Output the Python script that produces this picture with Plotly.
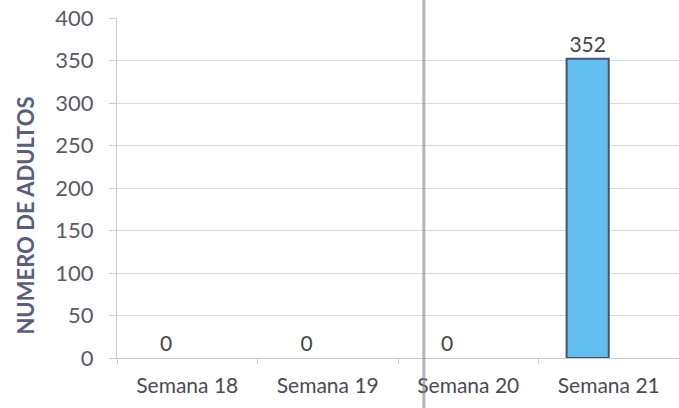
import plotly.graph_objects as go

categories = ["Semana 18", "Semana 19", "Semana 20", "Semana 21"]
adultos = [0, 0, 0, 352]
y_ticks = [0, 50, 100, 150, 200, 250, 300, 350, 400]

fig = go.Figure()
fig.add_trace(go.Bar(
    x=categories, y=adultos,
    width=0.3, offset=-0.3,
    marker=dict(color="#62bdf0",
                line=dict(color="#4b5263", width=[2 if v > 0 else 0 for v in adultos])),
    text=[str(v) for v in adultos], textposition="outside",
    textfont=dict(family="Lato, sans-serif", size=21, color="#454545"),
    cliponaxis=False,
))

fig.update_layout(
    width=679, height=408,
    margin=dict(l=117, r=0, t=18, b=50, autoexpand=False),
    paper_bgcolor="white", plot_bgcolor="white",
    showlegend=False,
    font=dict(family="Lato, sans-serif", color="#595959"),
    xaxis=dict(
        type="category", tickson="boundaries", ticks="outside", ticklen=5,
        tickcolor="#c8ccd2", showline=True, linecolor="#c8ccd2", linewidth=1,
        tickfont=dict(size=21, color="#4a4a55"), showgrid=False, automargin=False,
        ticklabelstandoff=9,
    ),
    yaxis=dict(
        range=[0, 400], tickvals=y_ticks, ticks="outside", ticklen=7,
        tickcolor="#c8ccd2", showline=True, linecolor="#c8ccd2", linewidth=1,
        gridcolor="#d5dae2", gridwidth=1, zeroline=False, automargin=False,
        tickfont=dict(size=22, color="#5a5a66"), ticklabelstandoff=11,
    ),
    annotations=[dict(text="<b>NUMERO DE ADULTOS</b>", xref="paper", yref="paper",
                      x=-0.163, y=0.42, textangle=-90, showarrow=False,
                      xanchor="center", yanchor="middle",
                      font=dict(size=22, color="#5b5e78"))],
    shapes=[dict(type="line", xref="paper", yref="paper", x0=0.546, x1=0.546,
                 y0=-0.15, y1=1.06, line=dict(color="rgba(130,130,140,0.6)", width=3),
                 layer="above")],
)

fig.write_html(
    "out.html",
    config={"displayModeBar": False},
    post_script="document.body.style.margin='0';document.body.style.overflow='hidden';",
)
# # # # #
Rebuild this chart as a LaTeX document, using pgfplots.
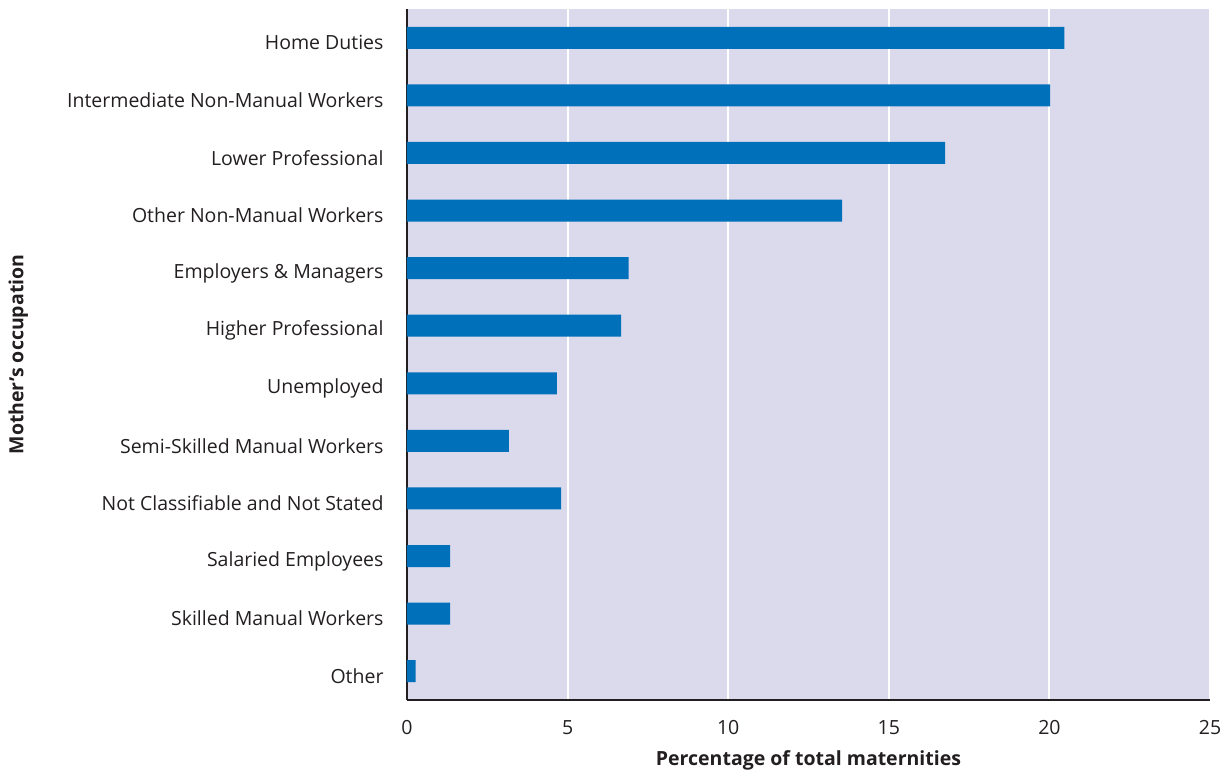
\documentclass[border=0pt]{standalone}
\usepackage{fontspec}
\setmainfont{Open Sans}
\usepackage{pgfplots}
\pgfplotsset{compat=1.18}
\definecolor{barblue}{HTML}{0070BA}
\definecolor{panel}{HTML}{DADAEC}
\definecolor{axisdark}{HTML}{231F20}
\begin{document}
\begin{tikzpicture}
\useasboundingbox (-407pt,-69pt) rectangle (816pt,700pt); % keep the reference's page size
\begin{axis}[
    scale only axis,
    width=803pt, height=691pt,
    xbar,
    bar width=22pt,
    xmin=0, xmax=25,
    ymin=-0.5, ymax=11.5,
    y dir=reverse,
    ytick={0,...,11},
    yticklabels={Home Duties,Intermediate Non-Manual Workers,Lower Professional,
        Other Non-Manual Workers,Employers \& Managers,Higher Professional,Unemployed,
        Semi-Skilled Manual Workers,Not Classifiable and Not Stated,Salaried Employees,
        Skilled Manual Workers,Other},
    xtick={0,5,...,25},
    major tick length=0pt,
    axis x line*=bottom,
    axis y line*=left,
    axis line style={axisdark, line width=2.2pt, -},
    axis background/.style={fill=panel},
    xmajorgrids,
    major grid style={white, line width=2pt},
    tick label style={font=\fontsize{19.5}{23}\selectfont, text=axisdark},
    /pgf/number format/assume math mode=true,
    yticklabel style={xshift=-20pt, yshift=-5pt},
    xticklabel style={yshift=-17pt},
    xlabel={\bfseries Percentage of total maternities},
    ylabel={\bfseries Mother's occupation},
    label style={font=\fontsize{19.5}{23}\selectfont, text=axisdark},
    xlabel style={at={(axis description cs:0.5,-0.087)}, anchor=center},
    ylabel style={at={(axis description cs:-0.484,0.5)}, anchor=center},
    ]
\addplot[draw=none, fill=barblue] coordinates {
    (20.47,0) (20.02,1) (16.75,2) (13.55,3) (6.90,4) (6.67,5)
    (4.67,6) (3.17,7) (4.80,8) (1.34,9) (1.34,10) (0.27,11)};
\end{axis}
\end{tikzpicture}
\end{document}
# # # # #
Pull every line containing "this" out of the records.

Output the Python script that produces this picture with Plotly.
Rebuild this chart as a LaTeX document, using pgfplots.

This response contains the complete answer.